From Newport we drove west to New Bedford, only about 40 miles away, from the rich and beautiful to the hard-working fishermen and millworkers, but first stopped for a (longer-than-expected) tour at Battleship Cove in Fall River (pic), a conglomeration of mostly WWII battleships and a Maritime Museum. Battleship USS Massachusetts is the largest one, in operation from 1942 to 1946 on different battlefields, then there was the USS Joseph P. Kennedy, the USS Lionfish submarine, launched end of 1943, which causes a pretty creepy feeling, a PT Boat and the "Hiddensee", an Eastern German battleship.


Passing by a winery without having time for a tasting or a tour, we arrived to New Bedford - in the sunshine! - and our first stop was the Whaling Museum in the middle of historic downtown. This museum (see pics below) with it's whale skeletons, an original whaling boat, half-scale, very artistic scrimshaws (whale bone carvings), historic and maritime exhibitions and artifacts is an absolute must!
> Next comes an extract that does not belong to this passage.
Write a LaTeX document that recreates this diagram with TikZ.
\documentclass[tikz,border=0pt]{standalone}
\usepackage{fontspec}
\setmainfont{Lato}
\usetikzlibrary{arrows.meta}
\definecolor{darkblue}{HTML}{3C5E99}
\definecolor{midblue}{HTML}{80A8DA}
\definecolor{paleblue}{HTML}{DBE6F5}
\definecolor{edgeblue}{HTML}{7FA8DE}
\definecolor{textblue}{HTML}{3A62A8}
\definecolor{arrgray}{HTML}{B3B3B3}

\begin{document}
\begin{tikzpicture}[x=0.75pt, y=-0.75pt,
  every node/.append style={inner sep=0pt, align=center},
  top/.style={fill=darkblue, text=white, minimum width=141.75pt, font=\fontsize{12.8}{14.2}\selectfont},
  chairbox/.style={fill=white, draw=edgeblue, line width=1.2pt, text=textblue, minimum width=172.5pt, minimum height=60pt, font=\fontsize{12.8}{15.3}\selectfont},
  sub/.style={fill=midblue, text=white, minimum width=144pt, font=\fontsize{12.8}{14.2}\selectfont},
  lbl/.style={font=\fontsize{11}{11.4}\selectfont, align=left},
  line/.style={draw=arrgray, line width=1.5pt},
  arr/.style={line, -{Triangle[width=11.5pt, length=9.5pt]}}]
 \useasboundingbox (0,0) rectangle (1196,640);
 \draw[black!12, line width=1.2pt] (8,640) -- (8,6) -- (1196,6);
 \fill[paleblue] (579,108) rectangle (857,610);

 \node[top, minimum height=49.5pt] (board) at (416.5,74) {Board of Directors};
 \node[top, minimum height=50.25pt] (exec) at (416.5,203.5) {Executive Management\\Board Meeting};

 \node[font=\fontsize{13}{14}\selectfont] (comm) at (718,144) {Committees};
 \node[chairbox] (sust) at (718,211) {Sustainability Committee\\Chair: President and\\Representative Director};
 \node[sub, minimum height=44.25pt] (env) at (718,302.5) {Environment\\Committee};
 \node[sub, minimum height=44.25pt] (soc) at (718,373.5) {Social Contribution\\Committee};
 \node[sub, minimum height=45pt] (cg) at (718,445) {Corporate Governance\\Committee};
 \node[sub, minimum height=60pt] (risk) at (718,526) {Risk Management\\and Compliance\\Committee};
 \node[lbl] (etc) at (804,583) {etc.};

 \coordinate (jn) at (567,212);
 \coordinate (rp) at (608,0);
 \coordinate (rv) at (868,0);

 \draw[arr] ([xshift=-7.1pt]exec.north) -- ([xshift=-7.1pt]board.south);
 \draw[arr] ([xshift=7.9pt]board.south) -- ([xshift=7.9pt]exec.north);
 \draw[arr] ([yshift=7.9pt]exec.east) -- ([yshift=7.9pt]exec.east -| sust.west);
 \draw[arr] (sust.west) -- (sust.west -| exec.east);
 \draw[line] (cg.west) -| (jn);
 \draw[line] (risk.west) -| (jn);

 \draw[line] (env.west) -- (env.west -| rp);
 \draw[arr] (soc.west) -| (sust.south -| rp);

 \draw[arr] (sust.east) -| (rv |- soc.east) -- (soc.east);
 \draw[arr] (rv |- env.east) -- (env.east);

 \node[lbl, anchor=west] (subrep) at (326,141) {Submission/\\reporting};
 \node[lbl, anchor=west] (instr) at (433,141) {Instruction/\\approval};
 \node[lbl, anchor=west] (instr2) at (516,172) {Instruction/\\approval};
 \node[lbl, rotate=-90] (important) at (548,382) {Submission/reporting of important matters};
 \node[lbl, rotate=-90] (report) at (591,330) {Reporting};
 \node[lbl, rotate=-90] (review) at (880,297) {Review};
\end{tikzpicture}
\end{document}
New Bedford is the town, where Melville’s fictional Captain Ahab who battled Moby Dick was "invented". Herman Melville shipped out aboard a whale ship in 1841. In the 19th century the city had gained worldwide reputation as the greatest whaling port and the richest city per capita in the world. The industry was secured by Portuguese and Cape Verdean immigrants (experienced whalers and fishermen as well) and even today, there is a large Portuguese community, having their own festivals, restaurants, traditions and language.
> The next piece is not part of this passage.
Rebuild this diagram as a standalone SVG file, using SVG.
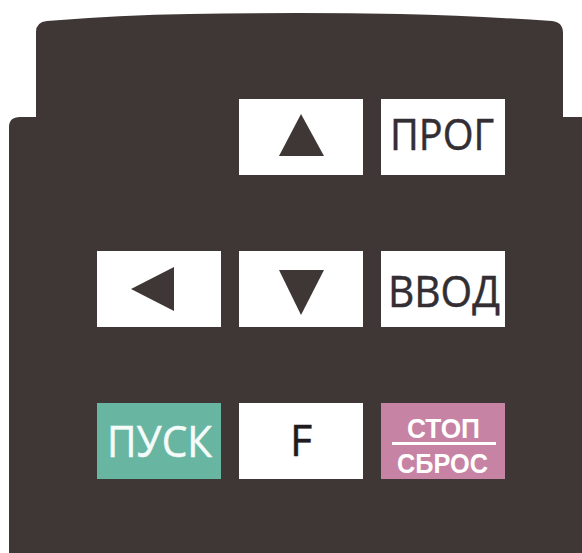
<svg xmlns="http://www.w3.org/2000/svg" width="582" height="553" viewBox="0 0 582 553">
<style>
.k{fill:#fff}
.t{font-family:"Open Sans","Noto Sans",sans-serif;text-anchor:middle;fill:#332e33;stroke:#332e33;stroke-width:.5px}
.b{font-size:43px}
.l{fill:#f4fbf9;stroke:#f4fbf9}
.w{font-family:"Liberation Sans",Arial,sans-serif;font-weight:700;text-anchor:middle;fill:#fff;font-size:27px}
.g{fill:#3f3736}
</style>
<rect width="582" height="553" fill="#fff"/>
<path id="body" class="g" d="M9 553V127Q9 117 20 117H36V32Q36 22 47 21Q120 15 190 14Q300 12 400 14Q480 16 552 21Q563 22 563 33V117H582V553Z"/>
<g id="up"><rect class="k" x="239" y="99" width="124" height="76"/><path class="g" d="M301 114L324 156H279Z"/></g>
<g id="prog"><rect class="k" x="381" y="99" width="124" height="76"/><text class="t b" x="442" y="150" textLength="104" lengthAdjust="spacingAndGlyphs">ПРОГ</text></g>
<g id="left"><rect class="k" x="97" y="251" width="124" height="76"/><path class="g" d="M131 289L174 267V311Z"/></g>
<g id="down"><rect class="k" x="239" y="251" width="124" height="76"/><path class="g" d="M279 270H324L301 315Z"/></g>
<g id="enter"><rect class="k" x="381" y="251" width="124" height="76"/><text class="t b" x="444" y="307" textLength="112" lengthAdjust="spacingAndGlyphs">ВВОД</text></g>
<g id="run"><rect x="97" y="403" width="124" height="76" fill="#68b5a2"/><text class="t b l" x="159.500" y="457" textLength="105" lengthAdjust="spacingAndGlyphs">ПУСК</text></g>
<g id="f"><rect class="k" x="239" y="403" width="124" height="76"/><text class="t" x="301" y="456" font-size="43" style="fill:#1f1b1e;stroke:#1f1b1e">F</text></g>
<g id="stop"><rect x="381" y="403" width="124" height="76" fill="#c783a3"/><text class="w" x="443.500" y="438" textLength="73" lengthAdjust="spacingAndGlyphs">СТОП</text><rect class="k" x="392" y="442" width="104" height="3"/><text class="w" x="442.500" y="473" textLength="91" lengthAdjust="spacingAndGlyphs">СБРОС</text></g>
</svg>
Melville was one famous character, Frederick Douglass another one. This famous Afroamerican orator, writer and reformer, found his freedom and his voice here around 1840 after having escaped slavery in Maryland. Quaker families in town helped the black people and supported the Underground Railroad, an undercover system for fugitive slaves. Many black families settled in "Abolition Row" (pic below).

Whaling was followed by the textile industry and cotton manufacturing became the leading industry. At the turn of the century there were more than 70 mills, employing over 40,000 workers in town. Still nowadays, there are some of the old red brick buildings to be seen and in some of them antique warehouses and shops are to be found. The city is considered one of the best antique towns in New England!
The waterfront is considered one of the largest fishing harbors, bringing in the biggest quantities of seafood and fish, I believe, in the U.S. Fishing vessels are rowed up along the waterfront, bringing in all the delicacies, e.g. highly-rated scallops, big and juicy.
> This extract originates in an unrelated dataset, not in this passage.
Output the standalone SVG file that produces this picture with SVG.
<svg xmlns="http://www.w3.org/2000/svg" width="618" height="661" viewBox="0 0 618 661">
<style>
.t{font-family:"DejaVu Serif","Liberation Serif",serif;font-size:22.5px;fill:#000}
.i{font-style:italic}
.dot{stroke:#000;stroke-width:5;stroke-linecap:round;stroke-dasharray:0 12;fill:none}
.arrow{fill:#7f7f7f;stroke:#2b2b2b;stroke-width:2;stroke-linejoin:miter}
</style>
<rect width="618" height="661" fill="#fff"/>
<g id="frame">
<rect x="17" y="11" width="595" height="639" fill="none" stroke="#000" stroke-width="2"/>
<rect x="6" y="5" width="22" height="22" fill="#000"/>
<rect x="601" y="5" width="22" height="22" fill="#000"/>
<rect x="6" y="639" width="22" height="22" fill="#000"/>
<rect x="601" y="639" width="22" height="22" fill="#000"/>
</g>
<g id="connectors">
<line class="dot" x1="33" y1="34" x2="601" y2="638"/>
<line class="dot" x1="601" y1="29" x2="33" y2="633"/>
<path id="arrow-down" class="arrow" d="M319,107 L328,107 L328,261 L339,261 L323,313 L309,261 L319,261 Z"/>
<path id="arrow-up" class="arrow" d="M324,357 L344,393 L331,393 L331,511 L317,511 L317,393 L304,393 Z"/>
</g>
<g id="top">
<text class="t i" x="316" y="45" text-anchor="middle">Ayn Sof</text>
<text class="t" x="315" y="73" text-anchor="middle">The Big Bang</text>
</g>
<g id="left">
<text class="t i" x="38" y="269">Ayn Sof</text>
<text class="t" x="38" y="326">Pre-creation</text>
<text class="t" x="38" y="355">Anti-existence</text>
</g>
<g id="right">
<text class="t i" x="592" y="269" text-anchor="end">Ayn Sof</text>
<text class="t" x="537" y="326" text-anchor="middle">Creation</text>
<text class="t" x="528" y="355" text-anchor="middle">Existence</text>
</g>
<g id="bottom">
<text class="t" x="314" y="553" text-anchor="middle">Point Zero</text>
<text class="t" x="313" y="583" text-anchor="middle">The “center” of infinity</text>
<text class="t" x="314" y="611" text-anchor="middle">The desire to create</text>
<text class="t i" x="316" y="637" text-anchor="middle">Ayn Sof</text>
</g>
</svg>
After our tour in the Whaling Museum we had a park ranger tour through the New Bedford Whaling National Historical Park with its historic buildings, murals and seamen's institutions like the "bethel", a non-denominational church and educational/social institution in one. Later,after hotel check-in, Dagny, the local tourism rep, drove with us to South End, which offers beautiful views towards the shoreline, sandy beaches, a walking trail on top of the flood wall, and through popular Fort Taber Park. We saw the secured harbor with its closeable hurricane wall, before we had dinner in the Moby Dick Brewing Company. Got a tour in this new microbrewery and met with the owner, before we enjoyed their great beers, good conversation and some more seafood, this time, scallops, monkfish (me) and fish & chips (Peter - on pic below).